Given task ▸ Return only the lines running from the line with "The picture is" down to the line with "1.25e-4, 1.2e-4, 0.95e-4];", both included, exactly as they appear.

Source data ▸
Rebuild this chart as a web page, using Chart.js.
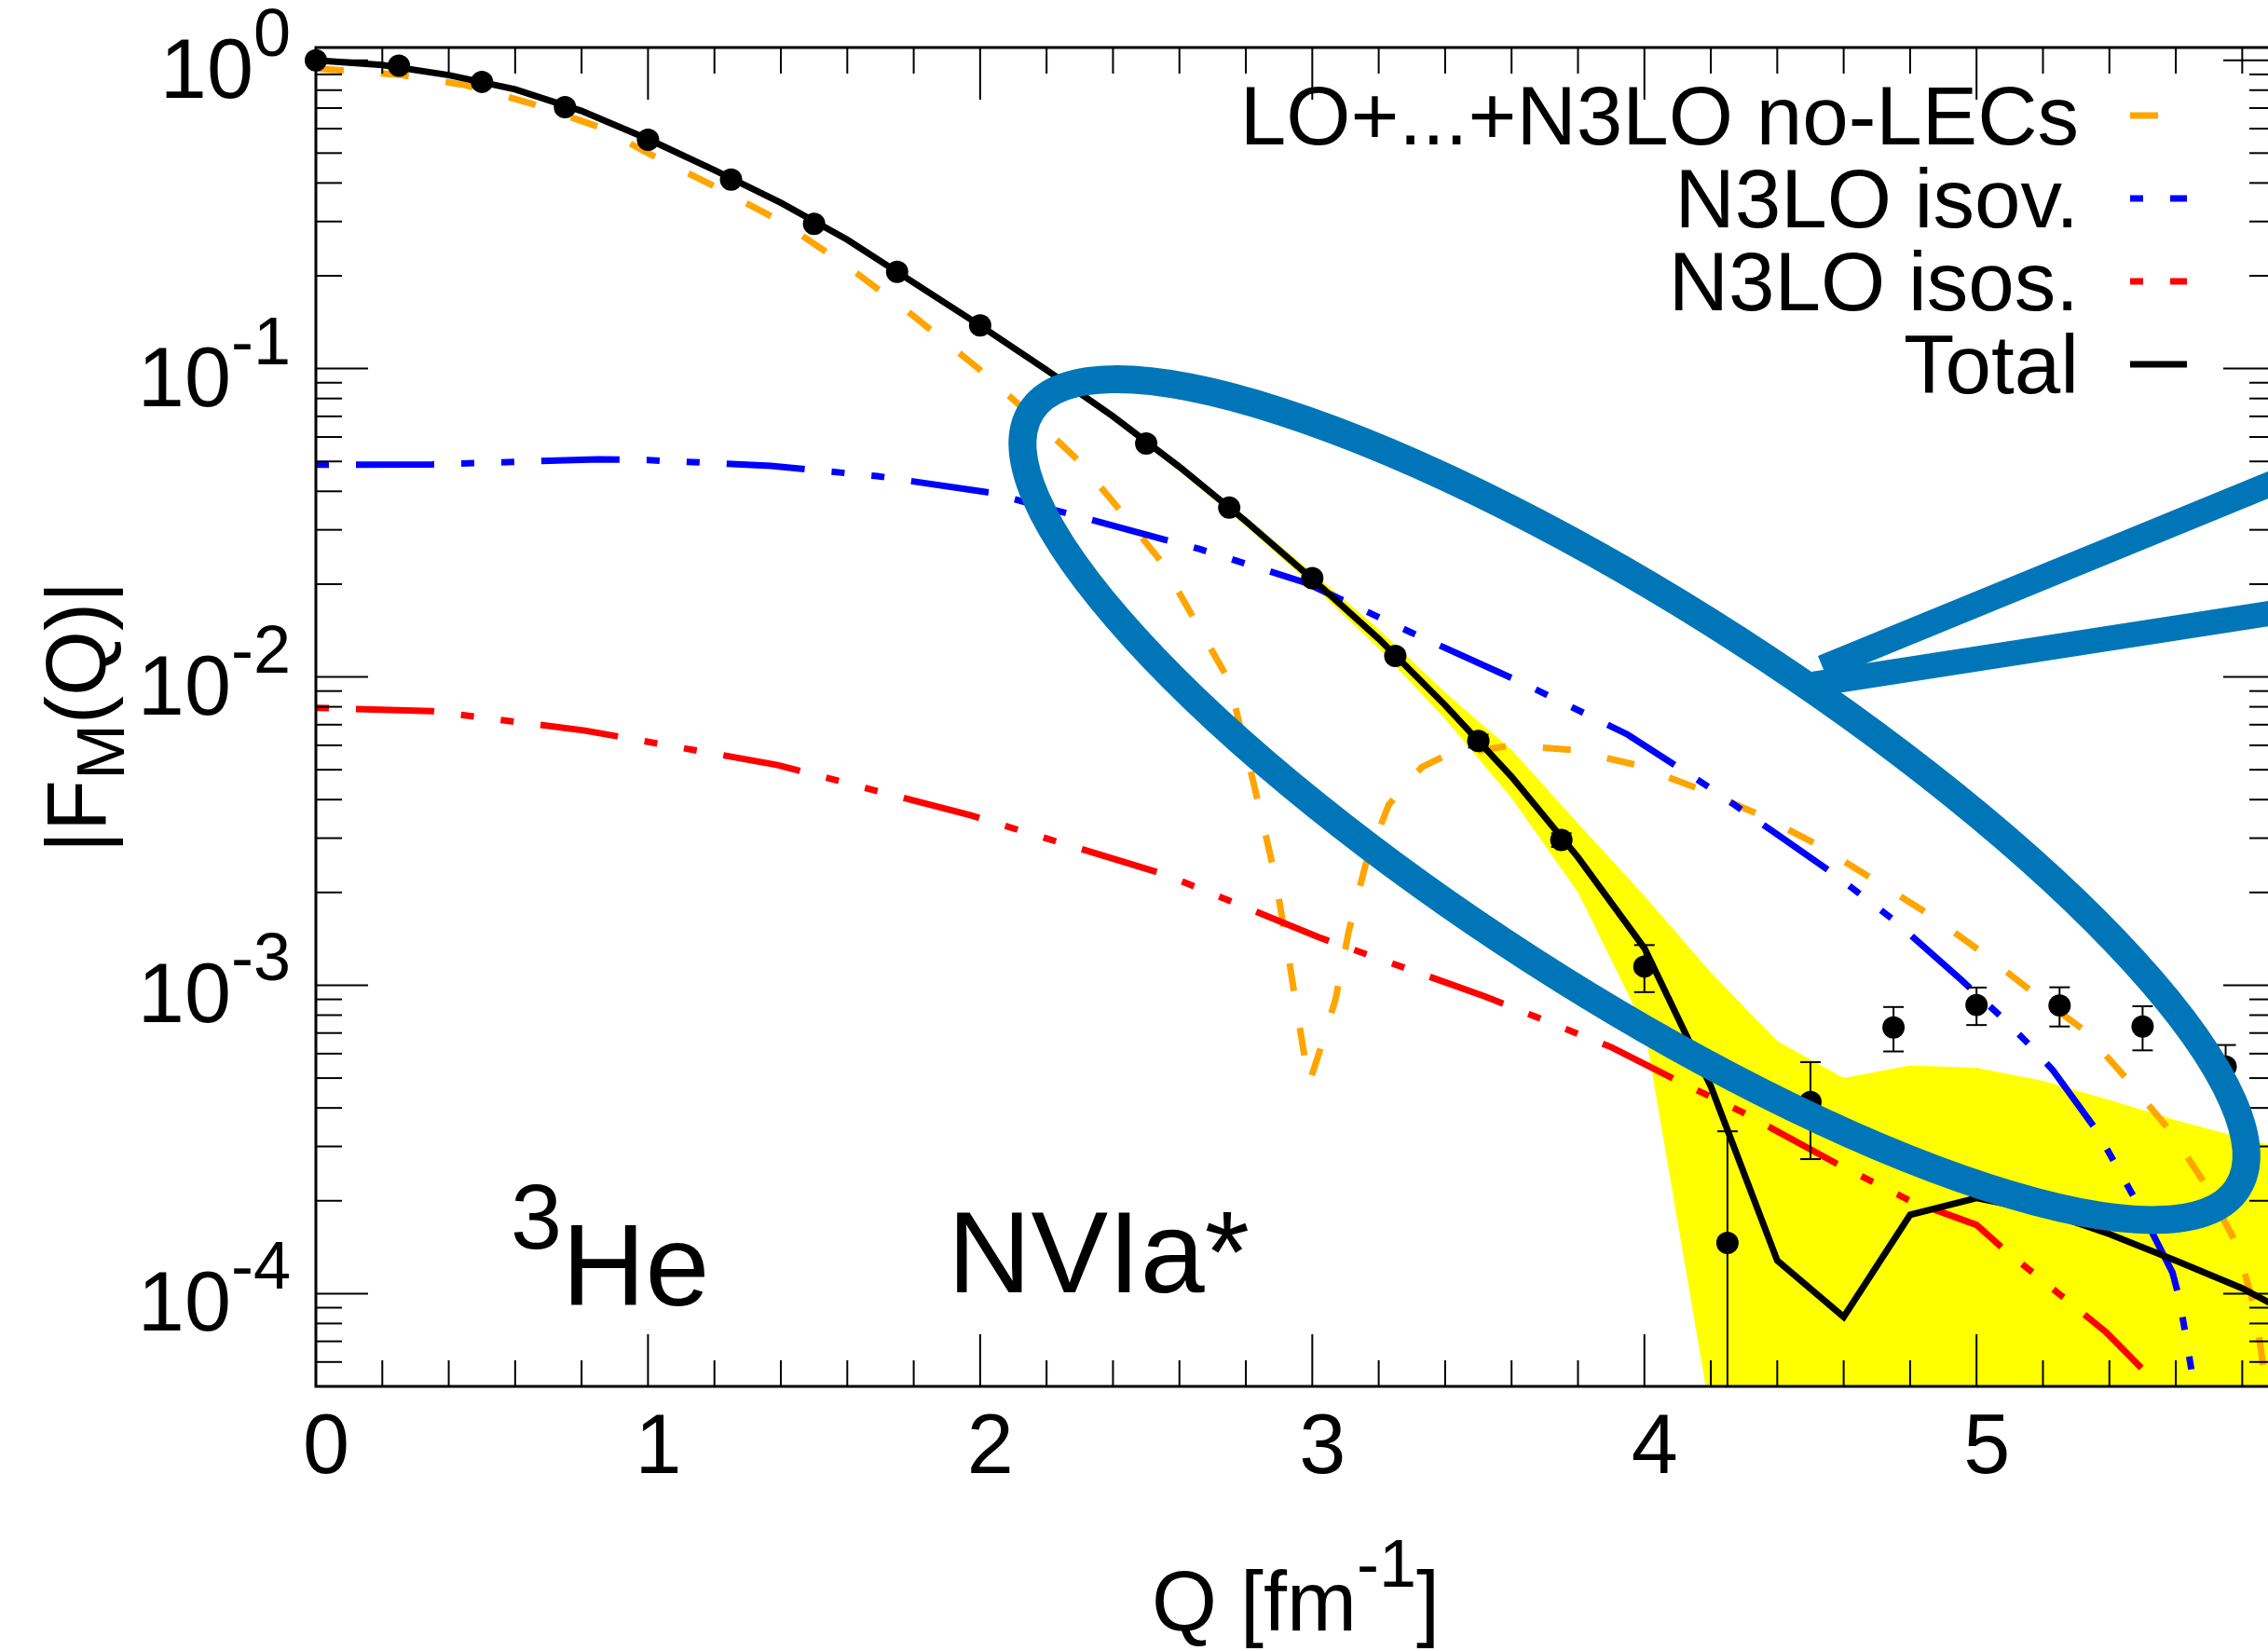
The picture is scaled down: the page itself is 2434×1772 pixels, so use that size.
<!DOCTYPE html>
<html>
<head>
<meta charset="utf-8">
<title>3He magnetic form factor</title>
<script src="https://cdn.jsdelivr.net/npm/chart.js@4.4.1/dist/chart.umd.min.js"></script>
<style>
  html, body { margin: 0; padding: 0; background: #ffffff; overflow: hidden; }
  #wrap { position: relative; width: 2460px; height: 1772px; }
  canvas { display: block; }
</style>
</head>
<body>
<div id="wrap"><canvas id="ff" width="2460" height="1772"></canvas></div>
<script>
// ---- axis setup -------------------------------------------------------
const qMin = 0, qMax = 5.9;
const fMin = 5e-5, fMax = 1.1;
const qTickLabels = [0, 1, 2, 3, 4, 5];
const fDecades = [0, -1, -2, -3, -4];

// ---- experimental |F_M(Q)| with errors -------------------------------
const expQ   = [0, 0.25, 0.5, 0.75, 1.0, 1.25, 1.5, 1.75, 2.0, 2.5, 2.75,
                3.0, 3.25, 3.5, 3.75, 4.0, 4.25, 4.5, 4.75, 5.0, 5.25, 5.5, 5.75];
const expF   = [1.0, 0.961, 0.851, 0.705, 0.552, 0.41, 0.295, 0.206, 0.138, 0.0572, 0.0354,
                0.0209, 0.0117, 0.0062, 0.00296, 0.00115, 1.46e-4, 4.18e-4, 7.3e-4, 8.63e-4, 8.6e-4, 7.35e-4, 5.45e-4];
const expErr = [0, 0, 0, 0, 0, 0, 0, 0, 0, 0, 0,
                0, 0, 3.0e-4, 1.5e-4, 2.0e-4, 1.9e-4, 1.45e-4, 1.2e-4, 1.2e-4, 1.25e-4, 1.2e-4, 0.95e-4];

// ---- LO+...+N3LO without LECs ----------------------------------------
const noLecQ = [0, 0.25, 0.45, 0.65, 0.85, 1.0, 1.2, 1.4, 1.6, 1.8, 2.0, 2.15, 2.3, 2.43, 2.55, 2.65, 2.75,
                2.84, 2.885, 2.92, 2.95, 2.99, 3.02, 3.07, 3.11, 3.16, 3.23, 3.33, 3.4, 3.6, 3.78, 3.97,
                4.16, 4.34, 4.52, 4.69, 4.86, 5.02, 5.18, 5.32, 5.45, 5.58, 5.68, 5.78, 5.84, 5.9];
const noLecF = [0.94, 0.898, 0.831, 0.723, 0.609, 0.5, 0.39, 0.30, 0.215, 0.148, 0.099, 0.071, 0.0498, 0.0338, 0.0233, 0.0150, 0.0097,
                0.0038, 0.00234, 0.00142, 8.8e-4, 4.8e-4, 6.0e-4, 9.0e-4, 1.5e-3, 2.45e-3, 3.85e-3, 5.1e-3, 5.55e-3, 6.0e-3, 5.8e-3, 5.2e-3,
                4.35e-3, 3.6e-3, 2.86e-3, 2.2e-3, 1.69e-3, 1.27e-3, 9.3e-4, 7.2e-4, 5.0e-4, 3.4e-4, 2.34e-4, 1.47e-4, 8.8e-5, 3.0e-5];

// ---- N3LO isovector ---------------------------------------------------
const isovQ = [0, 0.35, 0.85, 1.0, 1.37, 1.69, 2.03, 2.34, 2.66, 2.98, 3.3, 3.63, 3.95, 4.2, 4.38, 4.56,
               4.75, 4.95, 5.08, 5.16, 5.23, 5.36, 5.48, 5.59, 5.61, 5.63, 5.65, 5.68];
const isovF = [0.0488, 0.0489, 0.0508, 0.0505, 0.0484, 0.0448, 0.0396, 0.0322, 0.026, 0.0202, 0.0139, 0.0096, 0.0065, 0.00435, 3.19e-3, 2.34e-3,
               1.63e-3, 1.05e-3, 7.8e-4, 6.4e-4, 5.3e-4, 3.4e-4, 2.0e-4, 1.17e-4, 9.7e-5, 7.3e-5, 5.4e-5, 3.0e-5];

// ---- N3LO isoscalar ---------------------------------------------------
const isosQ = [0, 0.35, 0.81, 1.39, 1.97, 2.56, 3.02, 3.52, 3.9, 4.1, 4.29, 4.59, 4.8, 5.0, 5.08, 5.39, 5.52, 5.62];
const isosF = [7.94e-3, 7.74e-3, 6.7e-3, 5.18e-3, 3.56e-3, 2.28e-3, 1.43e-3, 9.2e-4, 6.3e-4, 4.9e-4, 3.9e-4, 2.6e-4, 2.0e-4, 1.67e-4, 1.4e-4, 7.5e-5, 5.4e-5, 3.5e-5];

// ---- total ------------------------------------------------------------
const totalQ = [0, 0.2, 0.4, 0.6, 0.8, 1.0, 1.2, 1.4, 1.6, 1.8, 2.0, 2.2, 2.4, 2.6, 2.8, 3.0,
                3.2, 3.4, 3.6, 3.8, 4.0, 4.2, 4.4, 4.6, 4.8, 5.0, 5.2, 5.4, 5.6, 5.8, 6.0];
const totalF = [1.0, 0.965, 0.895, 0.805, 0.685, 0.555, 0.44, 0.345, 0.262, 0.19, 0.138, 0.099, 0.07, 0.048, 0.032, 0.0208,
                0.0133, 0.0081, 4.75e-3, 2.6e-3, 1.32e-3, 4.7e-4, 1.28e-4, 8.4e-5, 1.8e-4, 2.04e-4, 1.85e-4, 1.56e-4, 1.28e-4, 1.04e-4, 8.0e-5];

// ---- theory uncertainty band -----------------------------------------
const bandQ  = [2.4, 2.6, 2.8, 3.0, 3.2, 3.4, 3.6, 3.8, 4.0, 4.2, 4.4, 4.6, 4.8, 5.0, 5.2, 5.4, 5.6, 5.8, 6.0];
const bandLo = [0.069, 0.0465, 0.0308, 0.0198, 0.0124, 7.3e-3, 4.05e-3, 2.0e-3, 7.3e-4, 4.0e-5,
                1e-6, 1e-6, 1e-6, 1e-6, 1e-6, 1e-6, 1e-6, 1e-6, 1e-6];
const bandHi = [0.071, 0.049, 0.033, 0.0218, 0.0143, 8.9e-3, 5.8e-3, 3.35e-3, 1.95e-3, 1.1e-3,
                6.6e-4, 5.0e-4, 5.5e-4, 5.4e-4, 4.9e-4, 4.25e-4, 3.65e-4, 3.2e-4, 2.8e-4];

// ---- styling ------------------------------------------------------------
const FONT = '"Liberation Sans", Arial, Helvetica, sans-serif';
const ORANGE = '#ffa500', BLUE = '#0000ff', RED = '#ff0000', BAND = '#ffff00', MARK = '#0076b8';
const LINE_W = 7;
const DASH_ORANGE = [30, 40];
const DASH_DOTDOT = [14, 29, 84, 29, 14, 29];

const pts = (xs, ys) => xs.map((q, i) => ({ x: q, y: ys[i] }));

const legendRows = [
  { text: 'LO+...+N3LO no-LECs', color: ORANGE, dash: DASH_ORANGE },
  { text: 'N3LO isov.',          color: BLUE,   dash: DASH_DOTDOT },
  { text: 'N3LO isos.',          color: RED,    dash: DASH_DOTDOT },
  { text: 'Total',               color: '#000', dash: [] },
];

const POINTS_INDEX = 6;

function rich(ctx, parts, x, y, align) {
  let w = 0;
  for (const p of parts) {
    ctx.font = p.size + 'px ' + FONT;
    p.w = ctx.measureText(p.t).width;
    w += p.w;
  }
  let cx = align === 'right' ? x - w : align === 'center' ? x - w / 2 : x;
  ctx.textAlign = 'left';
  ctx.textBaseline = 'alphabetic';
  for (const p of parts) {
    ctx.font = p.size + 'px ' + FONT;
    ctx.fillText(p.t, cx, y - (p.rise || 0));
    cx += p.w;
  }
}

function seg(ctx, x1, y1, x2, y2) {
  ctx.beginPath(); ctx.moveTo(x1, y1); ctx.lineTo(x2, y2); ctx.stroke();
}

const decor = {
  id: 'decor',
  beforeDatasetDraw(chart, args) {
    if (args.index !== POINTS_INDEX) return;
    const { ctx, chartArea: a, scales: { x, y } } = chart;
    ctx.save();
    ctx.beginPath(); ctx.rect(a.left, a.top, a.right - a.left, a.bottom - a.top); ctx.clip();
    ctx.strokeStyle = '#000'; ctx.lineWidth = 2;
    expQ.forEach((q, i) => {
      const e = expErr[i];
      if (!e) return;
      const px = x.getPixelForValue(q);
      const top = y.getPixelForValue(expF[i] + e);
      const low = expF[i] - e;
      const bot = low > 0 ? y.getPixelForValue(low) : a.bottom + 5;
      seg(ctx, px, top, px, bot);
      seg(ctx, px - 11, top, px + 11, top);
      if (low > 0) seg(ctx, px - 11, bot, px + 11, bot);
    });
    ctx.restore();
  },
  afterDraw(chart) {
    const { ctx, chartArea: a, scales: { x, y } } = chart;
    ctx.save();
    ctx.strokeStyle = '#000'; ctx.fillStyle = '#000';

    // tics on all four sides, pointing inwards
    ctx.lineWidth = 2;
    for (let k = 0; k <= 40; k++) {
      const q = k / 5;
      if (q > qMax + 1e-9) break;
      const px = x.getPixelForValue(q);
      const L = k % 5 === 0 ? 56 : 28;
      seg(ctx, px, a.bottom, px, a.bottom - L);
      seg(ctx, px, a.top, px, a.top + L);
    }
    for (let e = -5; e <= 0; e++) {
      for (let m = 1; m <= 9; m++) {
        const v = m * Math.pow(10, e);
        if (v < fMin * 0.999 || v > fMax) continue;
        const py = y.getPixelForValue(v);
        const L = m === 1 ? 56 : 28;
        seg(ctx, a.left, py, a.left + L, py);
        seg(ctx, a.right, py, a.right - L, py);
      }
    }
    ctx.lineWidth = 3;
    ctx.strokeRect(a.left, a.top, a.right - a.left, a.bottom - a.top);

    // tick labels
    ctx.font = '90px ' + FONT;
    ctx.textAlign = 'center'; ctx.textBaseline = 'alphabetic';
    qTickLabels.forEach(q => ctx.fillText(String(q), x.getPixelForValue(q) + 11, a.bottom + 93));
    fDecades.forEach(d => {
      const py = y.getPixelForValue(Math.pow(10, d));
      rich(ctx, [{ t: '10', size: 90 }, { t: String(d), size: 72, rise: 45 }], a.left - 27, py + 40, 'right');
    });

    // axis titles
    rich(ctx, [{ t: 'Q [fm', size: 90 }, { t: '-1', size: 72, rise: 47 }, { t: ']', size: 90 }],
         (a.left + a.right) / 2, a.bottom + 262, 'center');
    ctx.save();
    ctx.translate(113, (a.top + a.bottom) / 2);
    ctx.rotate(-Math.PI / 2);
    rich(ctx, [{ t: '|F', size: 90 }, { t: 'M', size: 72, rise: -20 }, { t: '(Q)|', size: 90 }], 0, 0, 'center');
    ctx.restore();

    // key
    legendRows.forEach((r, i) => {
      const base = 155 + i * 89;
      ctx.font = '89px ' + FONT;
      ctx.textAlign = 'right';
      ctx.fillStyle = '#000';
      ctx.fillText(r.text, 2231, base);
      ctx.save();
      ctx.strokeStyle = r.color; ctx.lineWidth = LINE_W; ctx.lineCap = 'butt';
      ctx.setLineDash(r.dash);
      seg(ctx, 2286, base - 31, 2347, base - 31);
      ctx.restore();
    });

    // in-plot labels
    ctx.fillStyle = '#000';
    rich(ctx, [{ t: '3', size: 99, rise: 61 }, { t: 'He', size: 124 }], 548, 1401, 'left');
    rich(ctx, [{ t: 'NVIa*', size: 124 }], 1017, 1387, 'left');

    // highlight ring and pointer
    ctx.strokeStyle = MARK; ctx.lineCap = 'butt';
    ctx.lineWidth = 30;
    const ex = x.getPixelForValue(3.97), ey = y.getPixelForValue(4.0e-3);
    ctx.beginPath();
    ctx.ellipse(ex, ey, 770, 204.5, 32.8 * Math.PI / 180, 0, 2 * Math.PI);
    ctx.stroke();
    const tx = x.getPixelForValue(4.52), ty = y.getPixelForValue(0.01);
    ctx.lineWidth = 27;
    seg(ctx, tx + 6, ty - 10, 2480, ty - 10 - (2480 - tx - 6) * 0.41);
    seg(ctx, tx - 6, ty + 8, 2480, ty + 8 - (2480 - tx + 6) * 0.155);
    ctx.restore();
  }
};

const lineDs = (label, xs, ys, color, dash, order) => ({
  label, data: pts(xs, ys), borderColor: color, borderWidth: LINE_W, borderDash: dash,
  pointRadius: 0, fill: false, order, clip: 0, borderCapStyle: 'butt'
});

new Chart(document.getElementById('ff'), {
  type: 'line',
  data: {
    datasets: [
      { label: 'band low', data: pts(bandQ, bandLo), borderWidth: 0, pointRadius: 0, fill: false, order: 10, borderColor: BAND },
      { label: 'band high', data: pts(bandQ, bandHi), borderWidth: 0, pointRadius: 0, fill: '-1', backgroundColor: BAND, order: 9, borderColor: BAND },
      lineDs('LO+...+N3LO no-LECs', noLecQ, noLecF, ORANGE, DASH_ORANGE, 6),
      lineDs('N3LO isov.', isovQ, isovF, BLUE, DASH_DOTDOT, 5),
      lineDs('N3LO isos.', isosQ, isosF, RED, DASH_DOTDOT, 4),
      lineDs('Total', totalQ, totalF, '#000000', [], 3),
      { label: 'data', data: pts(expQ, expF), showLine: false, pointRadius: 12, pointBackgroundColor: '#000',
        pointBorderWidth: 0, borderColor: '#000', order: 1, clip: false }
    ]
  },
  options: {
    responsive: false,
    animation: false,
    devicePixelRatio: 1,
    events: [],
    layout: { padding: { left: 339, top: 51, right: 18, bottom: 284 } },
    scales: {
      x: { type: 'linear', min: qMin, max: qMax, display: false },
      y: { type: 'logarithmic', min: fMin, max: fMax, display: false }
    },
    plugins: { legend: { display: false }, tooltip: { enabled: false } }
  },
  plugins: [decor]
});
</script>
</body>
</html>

The completed task ▸
The picture is scaled down: the page itself is 2434×1772 pixels, so use that size.
<!DOCTYPE html>
<html>
<head>
<meta charset="utf-8">
<title>3He magnetic form factor</title>
<script src="https://cdn.jsdelivr.net/npm/chart.js@4.4.1/dist/chart.umd.min.js"></script>
<style>
  html, body { margin: 0; padding: 0; background: #ffffff; overflow: hidden; }
  #wrap { position: relative; width: 2460px; height: 1772px; }
  canvas { display: block; }
</style>
</head>
<body>
<div id="wrap"><canvas id="ff" width="2460" height="1772"></canvas></div>
<script>
// ---- axis setup -------------------------------------------------------
const qMin = 0, qMax = 5.9;
const fMin = 5e-5, fMax = 1.1;
const qTickLabels = [0, 1, 2, 3, 4, 5];
const fDecades = [0, -1, -2, -3, -4];

// ---- experimental |F_M(Q)| with errors -------------------------------
const expQ   = [0, 0.25, 0.5, 0.75, 1.0, 1.25, 1.5, 1.75, 2.0, 2.5, 2.75,
                3.0, 3.25, 3.5, 3.75, 4.0, 4.25, 4.5, 4.75, 5.0, 5.25, 5.5, 5.75];
const expF   = [1.0, 0.961, 0.851, 0.705, 0.552, 0.41, 0.295, 0.206, 0.138, 0.0572, 0.0354,
                0.0209, 0.0117, 0.0062, 0.00296, 0.00115, 1.46e-4, 4.18e-4, 7.3e-4, 8.63e-4, 8.6e-4, 7.35e-4, 5.45e-4];
const expErr = [0, 0, 0, 0, 0, 0, 0, 0, 0, 0, 0,
                0, 0, 3.0e-4, 1.5e-4, 2.0e-4, 1.9e-4, 1.45e-4, 1.2e-4, 1.2e-4, 1.25e-4, 1.2e-4, 0.95e-4];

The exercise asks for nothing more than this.